Poesía

A medida que pasan los años, uno va dando más importancia a la práctica en detrimento de la teoría. O, mejor dicho: uno va comprendiendo que el modo de conocer no es el de deglutir pensamiento que ordene el mundo para luego lanzarse a vivir. O todavía más fino: que no puede uno encerrarse en una torre a leer tratados sobre la rosa sin antes salir a tocar el rosal, pincharse, ver cómo mana la sangre del pulgar, admirarse con la geometría de la belleza de los pétalos, inhalar el aroma de la flor y, sólo entonces, abrir el libro de botánica. Creo que esta manera de manejarse es el antídoto perfecto contra la pedantería. Ahí tenemos la anécdota que se cuenta de Valle Inclán y de cómo Rubén Darío, en el Retiro de Madrid, preguntó admirado por ciertas formaciones que flotaban sobre el lago. Y Valle le espetó: «Esos son los nenúfares que usted tanto cita en sus versos».

¿Qué tiene esto que ver con la poesía? Pues todo. Cuando éramos colegiales, los profesores –en un mal sistema educativo que, no obstante, comparado con el de ahora parecía diseñado por Aristóteles– nos descubrían los tipos de estrofas, la métrica y la rima, así como un listado de autores y los títulos de sus obras principales. ¿Está de más todo eso? No, pero no se hace así. Primero, se respira la poesía, se siente. Se vive. Y luego, sólo luego, hablamos si queréis de serventesios, décimas o espinelas, cuaderna vía, redondillas y eneasílabos.

«La gente necesita poesía, aunque no lo sepa», revela José Hierro. Y ahí nos salta a la cara la pura verdad. Borges, a su vez, denunció que hay personas que aman la poesía y otras tantas que la detestan. «Estas últimas se dedican a enseñarla», aseguró el argentino. No se trata sólo de una humorada del maestro. Yo he visto a chiquillos de diez años abrir la boca entusiasmados cuando alguien les leía poesía en serio, por primera vez en sus cortos años. De vez en cuando, he ido a colegios a hablarles de Lorca y he hecho un experimento. Primero, les he leído un poema mal, como se suele leer. Después, les he pedido que juntos invocásemos al duende lorquiano y entonces les he vuelto a declamar el romance de turno interpretándolo, sintiéndolo desde las tripas. Y esos estudiantes, niños aún, se han estremecido ante la cadencia, el ritmo, la sonoridad y la magia que, como un efluvio, despiden los versos.

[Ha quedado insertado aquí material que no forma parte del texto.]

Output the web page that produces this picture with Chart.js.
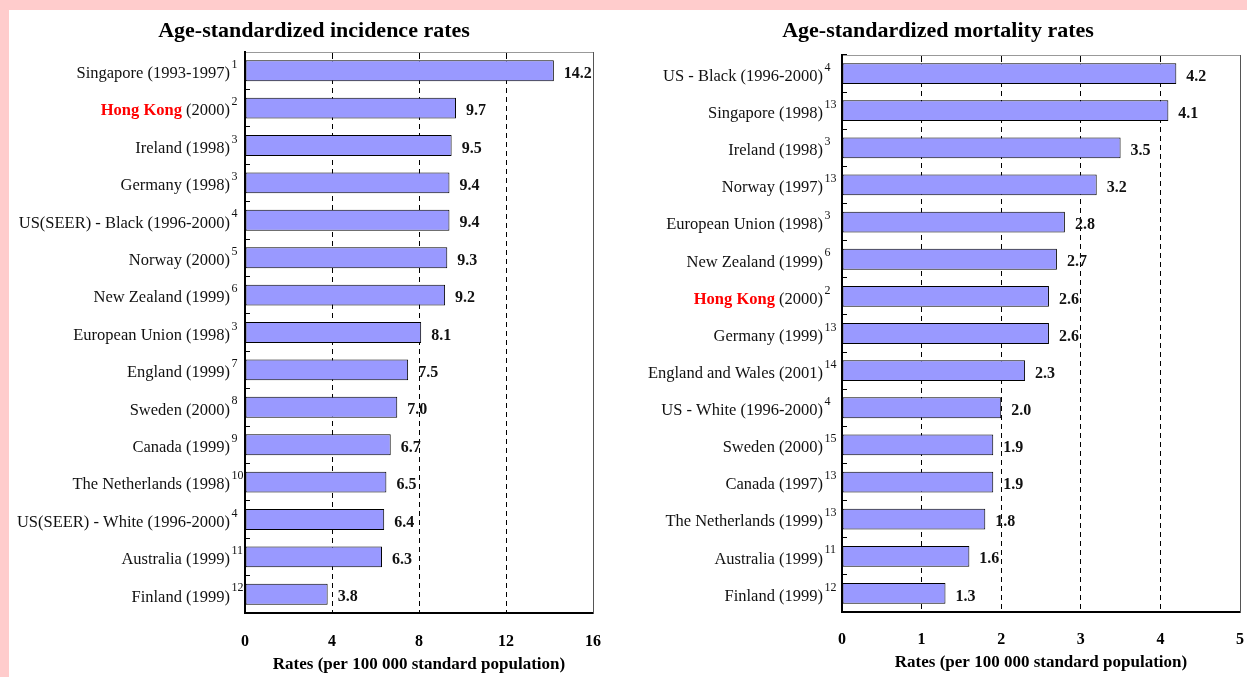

La gente necesita poesía, aunque no lo sepa. ¿Y qué es poesía? Lo que no se puede decir mejor. La frase que condensa al universo en tres palabras. El vuelco del corazón ante una sentencia de añeja sabiduría. Haberle susurrado a aquella señora: «Qué bien le sienta usted a ese vestido». Dejar que la corriente del lenguaje fluya recién salida de las entrañas de la tierra y se eche a rodar por el papel como un arroyo que comienza a buscar entre las piedras el impensable destino del mar. El aullido del perro que estoy escuchando ahora mismo, mientras el perezoso domingo remolonea antes de amanecerse, y que barrunta a muerto. La música interna del poema, el equilibrio de sus andamiajes, manejar los verbos con sentido de la medida, la matemática del lenguaje, escribir de tal modo que la pieza acabe exigiendo un cantaor flamenco viejo y roto que se arranque para llorar lo escrito, desear que la cosa no se acabe nunca, evaporar el tiempo a golpe de inteligencia creadora, sentir que el verso llevaba toda la vida ahí sin que lo hayamos sabido ver hasta ahora, después de tantas décadas teniéndolo en la punta de los dedos, dar con la oración exacta que aclare una existencia entera, aspirar a confundirte con Góngora o Quevedo, tomar el primer café –y que no amanece, qué lentitud tan magnífica la de las rotaciones de los días– agradeciendo su genialidad al tipo que inventó el soneto, sentir que llega el final de la columna y que aún, en estas cinco líneas, va a brotar una frase luminosa con la que finalizar. Todo eso es la poesía, y por ahí se empieza, por ahí. Antes de que al niño lo asalte toda esa gentuza para forzarlo a olvidar, pobrecito, qué hijos de puta, que necesita poesía.